Bow Hill Blueberries
Summertime means warm breezes, crab boils, and berry picking. If you haven’t already visited Bow Hill Blueberries in Bow, then you’re missing out on some of Washington’s best berries.
The farm has been selling blueberries since 1947, owned by the Anderson family until Susan and Harley Soltes bought it in 2011. The Solteses wanted a farm with the whole package: an infrastructure, WSDA license, and the crops ready to go. The six-acre farm came with more than 4,500 bushes of heirloom blueberries: Rubels, Stanleys, and Jerseys. The Solteses wanted to maintain the integrity of the fields and cause little disturbance to the environment so they pursued organic farming. They quickly became recognized as an organic business, but had to wait another three years for the designation of organic field.
Organic farming requires coming up with creative solutions instead of defaulting to synthetic products. Harley explained, “You have to be relentless…You don’t get to have a chemical option, you’re doing a lot more preventatives.” This includes constantly monitoring the bushes and pruning to increase airflow. The Solteses rely on mulching, composting, setting traps for fruit flies to catch the eggs before they hatch, and other natural solutions like thyme oil. Thyme oil serves as a fungicide and pest control, and Harley joked it “makes the field smell like pizza.”
People often don’t realize between organic farming and product production the staff of six is busy year-round, and grows to 25 during harvest season in July and August. Harley added “08” The hard work has paid off: No bushes have died since the Solteses took over and they’ve steadily been increasing their yearly output despite unpredictable weather like high winds and finicky temperatures.
About 15 to 20 percent of the crop gets picked from U-Pick. The rest is harvested and either sold to local markets or frozen for the farm’s many blueberry products. Susan is the product developer and marketer, Harley produces, and their daughter, Amelia, designs the product labels. Unlike many other blueberry producers who seasonally replace bushes per market demand, the 70-year-old heirloom blueberry bushes at Bow Hill Blueberries won’t be replaced anytime soon. The family understands their gold mine of heirloom varieties each have different characteristics that work better for various products. For example, for ice cream and smoothies, blueberries that hold their color well are ideal for achieving a lovely blue-purple color. Modern blueberries are bigger, meaning they have more water and thinner skin, making the ice cream and smoothies a grey color. Having knowledge of each berry’s characteristics helps develop the best products.
On the farm store’s shelves you’ll find chocolate-covered blueberries; dried blueberries; blueberry jam; blueberry powder that’s high in fiber, manganese, and vitamin C and works well sprinkled into a smoothie, baked goods, and over oatmeal. Their blueberry juice is just blueberries: 1,094 cold-pressed blueberries in their 32-oz. bottle. Finally, Bow Hill Blueberries Organic Heirloom Pickled Blueberries won in the Pickles category for this year’s Good Food Award, a nation-wide designation. Made with either Rubles or Stanleys, it’s a satisfying combination of sweet and savory that makes a great topping for grilled fish, on a cheese plate, and in salads.

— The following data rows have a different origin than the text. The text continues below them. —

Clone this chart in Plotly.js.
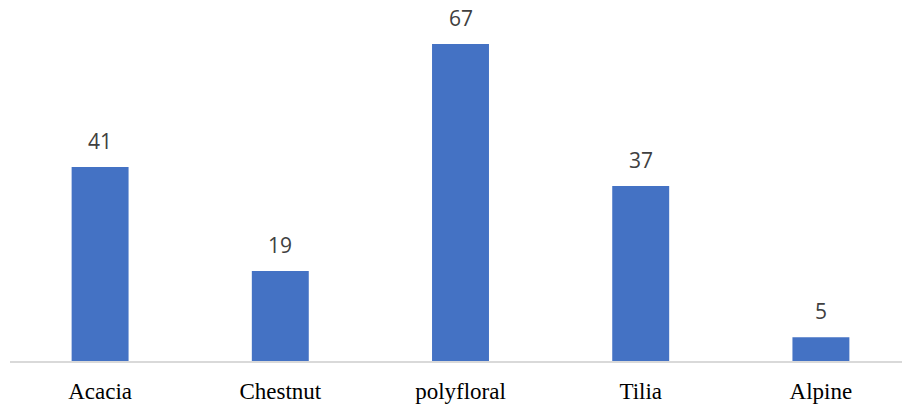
<!DOCTYPE html>
<html>
<head>
<meta charset="utf-8">
<script src="https://cdn.plot.ly/plotly-3.0.1.min.js"></script>
<style>
  html, body { margin: 0; padding: 0; background: #ffffff; }
  #chart { width: 902px; height: 404px; }
</style>
</head>
<body>
<div id="chart"></div>
<script>
// Honey types and their counts
const categories = ['Acacia', 'Chestnut', 'polyfloral', 'Tilia', 'Alpine'];
const counts = [41, 19, 67, 37, 5];

const trace = {
  type: 'bar',
  x: categories,
  y: counts,
  width: 0.316,
  marker: { color: '#4472C4' },
  hoverinfo: 'x+y'
};

// Value labels sitting above each bar
const valueLabels = categories.map((c, i) => ({
  x: c,
  y: counts[i],
  xref: 'x',
  yref: 'y',
  text: String(counts[i]),
  showarrow: false,
  yanchor: 'bottom',
  yshift: 10,
  font: { family: 'Open Sans, sans-serif', size: 21, color: '#404040' }
}));

const layout = {
  width: 902,
  height: 404,
  margin: { l: 10, r: 0, t: 0, b: 43 },
  paper_bgcolor: '#ffffff',
  plot_bgcolor: '#ffffff',
  showlegend: false,
  xaxis: {
    type: 'category',
    range: [-0.5, 4.45],
    showline: true,
    linecolor: '#d9d9d9',
    linewidth: 1.5,
    showgrid: false,
    zeroline: false,
    ticks: '',
    ticklabelstandoff: 9,
    tickfont: { family: 'Liberation Serif, Times New Roman, serif', size: 23, color: '#000000' }
  },
  yaxis: {
    range: [0, 76.3],
    visible: false,
    showgrid: false,
    zeroline: false
  },
  annotations: valueLabels
};

Plotly.newPlot('chart', [trace], layout, { displayModeBar: false, staticPlot: true });
</script>
</body>
</html>
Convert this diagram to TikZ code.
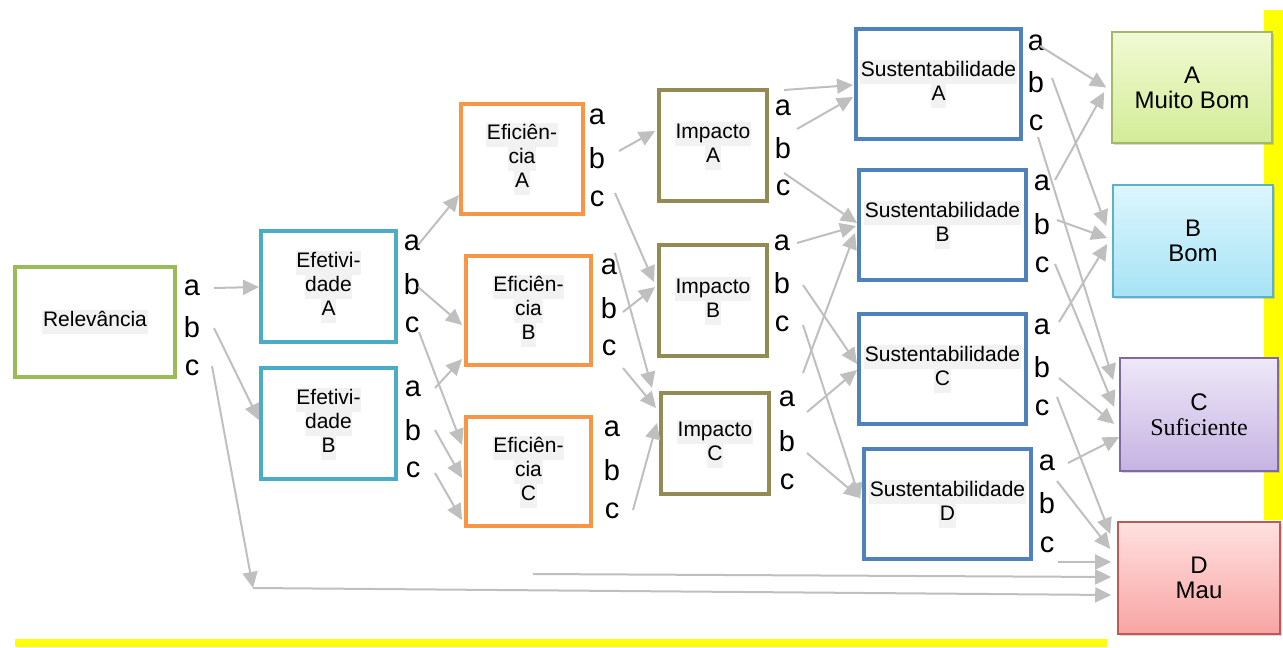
\documentclass[tikz,border=0pt]{standalone}
\usepackage{fontspec}
\setmainfont{Liberation Sans}
\newfontfamily\timesf{Liberation Serif}
\usetikzlibrary{arrows.meta,calc,shadows}
\definecolor{yel}{HTML}{FFFF00}
\definecolor{cgray}{HTML}{BFBFBF}
\definecolor{hlg}{HTML}{F2F2F2}
\definecolor{cgreen}{HTML}{9BBB59}
\definecolor{cteal}{HTML}{4BACC6}
\definecolor{corange}{HTML}{F79646}
\definecolor{colive}{HTML}{948A54}
\definecolor{cblue}{HTML}{4F81BD}
\definecolor{oAd}{HTML}{A5B86A}
\definecolor{oAt}{HTML}{F1FAD4}
\definecolor{oAb}{HTML}{D3EC98}
\definecolor{oBd}{HTML}{5BB0CC}
\definecolor{oBt}{HTML}{DDF6FD}
\definecolor{oBb}{HTML}{A6E3F5}
\definecolor{oCd}{HTML}{7E69A0}
\definecolor{oCt}{HTML}{EEE8F7}
\definecolor{oCb}{HTML}{C6B3E3}
\definecolor{oDd}{HTML}{BE5A55}
\definecolor{oDt}{HTML}{FFE0E0}
\definecolor{oDb}{HTML}{F7A5A3}
\newcommand\hl[1]{{\fboxsep=0.3pt\colorbox{hlg}{\rule[-3.3pt]{0pt}{11.4pt}#1}}}
\newcommand\abc[5]{%
  \node[lab] (#1a) at (#2,#3) {a};
  \node[lab] (#1b) at (#2,#4) {b};
  \node[lab] (#1c) at (#2,#5) {c};}
\begin{document}
\begin{tikzpicture}[x=0.5pt,y=-0.5pt,
  inbox/.style={draw=#1, line width=2pt, fill=white, inner sep=0pt, align=center,
    font=\fontsize{10.5}{12}\selectfont},
  outbox/.style n args={3}{draw=#1, top color=#2, bottom color=#3, line width=0.8pt,
    inner sep=0pt, align=center, font=\fontsize{12}{12.5}\selectfont,
    drop shadow={shadow xshift=1.2pt, shadow yshift=-1.2pt, opacity=0.3},
    minimum width=80pt, minimum height=56pt},
  lab/.style={inner sep=0pt, font=\fontsize{14.5}{16}\selectfont},
  conn/.style={draw=cgray, line width=1pt, -{Triangle[length=8pt,width=7.5pt]}}]
\useasboundingbox (0,0) rectangle (1283,647);
\fill[yel] (1264,10) rectangle (1283,520);
\fill[yel] (15,639) rectangle (1107,647);

% input boxes
\node[inbox=cgreen, minimum width=80pt, minimum height=55pt] (rel) at (95,322) {\hl{Relevância}};
\node[inbox=cteal, minimum width=67.5pt, minimum height=55.5pt] (effA) at (328.5,286.5) {\hl{Efetivi-}\\\hl{dade}\\\hl{A}};
\node[inbox=cteal, minimum width=67.5pt, minimum height=55.5pt] (effB) at (328.5,423.5) {\hl{Efetivi-}\\\hl{dade}\\\hl{B}};
\node[inbox=corange, minimum width=61pt, minimum height=55pt] (efiA) at (522,159) {\hl{Eficiên-}\\\hl{cia}\\\hl{A}};
\node[inbox=corange, minimum width=62.5pt, minimum height=54.5pt] (efiB) at (528.5,310.5) {\hl{Eficiên-}\\\hl{cia}\\\hl{B}};
\node[inbox=corange, minimum width=62.5pt, minimum height=54.5pt] (efiC) at (528.5,471.5) {\hl{Eficiên-}\\\hl{cia}\\\hl{C}};
\node[inbox=colive, minimum width=54pt, minimum height=55.5pt] (impA) at (713,145.5) {\hl{Impacto}\\\hl{A}};
\node[inbox=colive, minimum width=54pt, minimum height=55.5pt] (impB) at (713,300.5) {\hl{Impacto}\\\hl{B}};
\node[inbox=colive, minimum width=54pt, minimum height=50.5pt] (impC) at (715,443.5) {\hl{Impacto}\\\hl{C}};
\node[inbox=cblue, minimum width=82.5pt, minimum height=55pt] (susA) at (938.5,84) {\hl{Sustentabilidade}\\\hl{A}};
\node[inbox=cblue, minimum width=83.5pt, minimum height=55pt] (susB) at (942.5,225) {\hl{Sustentabilidade}\\\hl{B}};
\node[inbox=cblue, minimum width=83.5pt, minimum height=55pt] (susC) at (942.5,369) {\hl{Sustentabilidade}\\\hl{C}};
\node[inbox=cblue, minimum width=83.5pt, minimum height=55pt] (susD) at (947.5,504) {\hl{Sustentabilidade}\\\hl{D}};

% output boxes
\node[outbox={oAd}{oAt}{oAb}, minimum height=55.5pt] (oA) at (1192,87.5) {A\\Muito Bom};
\node[outbox={oBd}{oBt}{oBb}] (oB) at (1193,241) {B\\Bom};
\node[outbox={oCd}{oCt}{oCb}, minimum width=79pt, minimum height=56.5pt] (oC) at (1199,414.5) {C\\{\timesf Suficiente}};
\node[outbox={oDd}{oDt}{oDb}, minimum width=81pt] (oD) at (1199,578) {D\\Mau};

% labels
\abc{rel}{192}{288}{327}{368}
\abc{effA}{412}{243}{284}{325}
\abc{effB}{413}{389}{430}{470}
\abc{efiA}{597}{117}{158}{199}
\abc{efiB}{609}{267}{308}{348}
\abc{efiC}{612}{429}{470}{511}
\abc{impA}{783}{108}{148}{188}
\abc{impB}{782}{243}{283}{324}
\abc{impC}{787}{399}{441}{482}
\abc{susA}{1036}{43}{82}{123}
\abc{susB}{1042}{183}{224}{265}
\abc{susC}{1042}{327}{367}{408}
\abc{susD}{1047}{463}{503}{545}

% connectors
\draw[conn] ($(rela)+(22,0)$) -- ($(effA.west)+(0,0.5)$);
\draw[conn] ($(relb)+(22,1)$) -- ($(effB.west)+(0,-3.5)$);
\coordinate (corner) at (253,588);
\draw[conn] ($(relc)+(20,-2)$) -- (corner);
\draw[conn] (corner) -- ($(oD.west)+(-6,17)$);
\coordinate (free) at (533,574);
\draw[conn] (free) -- ($(oD.west)+(-6,-1)$);

\draw[conn] ($(effAa)+(6,2)$) -- ($(efiA.west)+(0,36)$);
\draw[conn] ($(effAb)+(6,3)$) -- ($(efiB.west)+(-2,14.5)$);
\draw[conn] ($(effAc)+(7,7)$) -- ($(efiC.west)+(-2,-26.5)$);
\draw[conn] ($(effBa)+(22,-1)$) -- ($(efiB.west)+(-2,48.5)$);
\draw[conn] ($(effBb)+(22,0)$) -- ($(efiC.west)+(-2,6.5)$);
\draw[conn] ($(effBc)+(22,3)$) -- ($(efiC.west)+(-2,48.5)$);

\draw[conn] ($(efiAb)+(22,-7)$) -- ($(impA.west)+(-2,-14.5)$);
\draw[conn] ($(efiAc)+(18,-6)$) -- ($(impB.west)+(-3,-18.5)$);
\draw[conn] ($(efiBa)+(6,-14)$) -- ($(impC.north west)+(-7,-3)$);
\draw[conn] ($(efiBb)+(14,4)$) -- ($(impB.west)+(-2,-13.5)$);
\draw[conn] ($(efiBc)+(14,20)$) -- ($(impC.west)+(-3,-35.5)$);
\draw[conn] ($(efiCc)+(21,-1)$) -- ($(impC.west)+(-2,-20.5)$);

\draw[conn] ($(impAa)+(1,-18)$) -- ($(susA.west)+(-1,1)$);
\draw[conn] ($(impAb)+(14,-19)$) -- ($(susA.west)+(-1,13)$);
\draw[conn] ($(impAc)+(1,-15)$) -- ($(susB.west)+(0,-2)$);
\draw[conn] ($(impBa)+(15,0)$) -- ($(susB.west)+(-1,1)$);
\draw[conn] ($(impBb)+(21,2)$) -- ($(susC.west)+(0,-5)$);
\draw[conn] ($(impBc)+(21,1)$) -- ($(susD.west)+(-2,-5)$);
\draw[conn] ($(impCa)+(16,-26)$) -- ($(susB.west)+(-2,8)$);
\draw[conn] ($(impCa)+(20,13)$) -- ($(susC.west)+(0,1)$);
\draw[conn] ($(impCb)+(20,12)$) -- ($(susD.west)+(-2,-6)$);

\draw[conn] ($(susAa)+(4,3)$) -- ($(oA.west)+(-5,0)$);
\draw[conn] ($(susAb)+(16,-4)$) -- ($(oB.west)+(-6,-15)$);
\draw[conn] ($(susAc)+(2,14)$) -- ($(oC.west)+(-6,-34.5)$);
\draw[conn] ($(susBa)+(13,-3)$) -- ($(oA.west)+(-7,4.5)$);
\draw[conn] ($(susBb)+(15,-4)$) -- ($(oB.west)+(-5,-3)$);
\draw[conn] ($(susBc)+(13,-1)$) -- ($(oC.west)+(-5,-7.5)$);
\draw[conn] ($(susCa)+(17,-5)$) -- ($(oB.west)+(-5,3)$);
\draw[conn] ($(susCb)+(17,11)$) -- ($(oC.west)+(-5,9.5)$);
\draw[conn] ($(susCc)+(15,-11)$) -- ($(oD.west)+(-7,-44)$);
\draw[conn] ($(susDa)+(21,0)$) -- ($(oC.west)+(0,22.5)$);
\draw[conn] ($(susDb)+(10,-22)$) -- ($(oD.west)+(-7,-29)$);
\draw[conn] ($(susDc)+(11,17)$) -- ($(oD.west)+(-6,-16)$);
\end{tikzpicture}
\end{document}
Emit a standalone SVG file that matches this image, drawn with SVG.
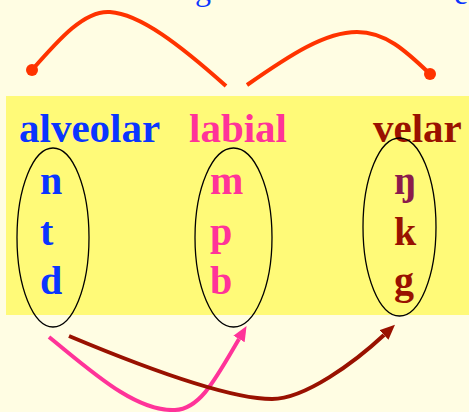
<svg xmlns="http://www.w3.org/2000/svg" width="469" height="412" viewBox="0 0 469 412">
<defs>
<style>
.t{font-family:"Liberation Serif","Times New Roman",serif;font-weight:bold;font-size:41px}
.s{font-family:"Liberation Serif","Times New Roman",serif;font-weight:bold;font-size:40px}
.blue{fill:#0a35ff}
.pink{fill:#ff3399}
.dred{fill:#991100}
.ell{fill:none;stroke:#000;stroke-width:1.3}
.arc{fill:none;stroke:#ff3300;stroke-width:4}
</style>
<marker id="mp" markerUnits="userSpaceOnUse" markerWidth="16" markerHeight="14" refX="0" refY="6.5" orient="auto"><path d="M0,0 L15,6.5 L0,13 z" fill="#ff3399"/></marker>
<marker id="md" markerUnits="userSpaceOnUse" markerWidth="16" markerHeight="14" refX="0" refY="6.5" orient="auto"><path d="M0,0 L15,6.5 L0,13 z" fill="#991100"/></marker>
</defs>
<rect width="469" height="412" fill="#fffde3"/>
<rect x="6" y="96" width="463" height="219" fill="#fffa78"/>
<g id="title">
<text x="195" y="0" font-family="Liberation Serif, serif" font-size="32" fill="#0a35ff">g</text>
<text x="454" y="4" font-family="Liberation Serif, serif" font-size="32" fill="#0a35ff">e</text>
</g>
<g id="alveolar">
<text class="t blue" x="19" y="142">alveolar</text>
<text class="s blue" x="40" y="194">n</text>
<text class="s blue" x="40" y="245">t</text>
<text class="s blue" x="40" y="294">d</text>
<ellipse class="ell" cx="53" cy="237.5" rx="36" ry="89.5"/>
</g>
<g id="labial">
<text class="t pink" x="189" y="142">labial</text>
<text class="s pink" x="210" y="194">m</text>
<text class="s pink" x="210" y="245">p</text>
<text class="s pink" x="210" y="294">b</text>
<ellipse class="ell" cx="233.5" cy="237.5" rx="38.5" ry="89.5"/>
</g>
<g id="velar">
<text class="t dred" x="373" y="142">velar</text>
<text class="s" x="394" y="194" fill="#8b1a4c">ŋ</text>
<text class="s dred" x="394" y="245">k</text>
<text class="s dred" x="394" y="294">g</text>
<ellipse class="ell" cx="399.5" cy="227" rx="36.5" ry="89"/>
</g>
<g id="connectors">
<path class="arc" d="M32,70 C60,38 85,10 110,12 C140,14 180,45 226,86"/>
<circle cx="32" cy="70" r="6" fill="#ff3300"/>
<path class="arc" d="M247,85 C290,55 325,32 357,32 C385,32 405,50 430,74"/>
<circle cx="430" cy="74" r="6" fill="#ff3300"/>
<path d="M49,337 C90,370 135,412 175,410 C200,409 215,380 239,339" fill="none" stroke="#ff3399" stroke-width="4" marker-end="url(#mp)"/>
<path d="M69,336 C150,370 230,399 272,399 C305,399 355,362 384,335" fill="none" stroke="#991100" stroke-width="4" marker-end="url(#md)"/>
</g>
</svg>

Even with so many delicious blueberry products, Susan’s favorite way to eat blueberries is dew-specked, fresh off the vine in the morning or frozen in a cup. However, Harley likes them thawed over cereal, and in blueberry pies, and in powder form over steel cut oats… and in blueberry sauce over Lopez Island Creamery Bow Hill Blueberry Ice Cream. After all, when the blueberries are this good, you can’t really have too many.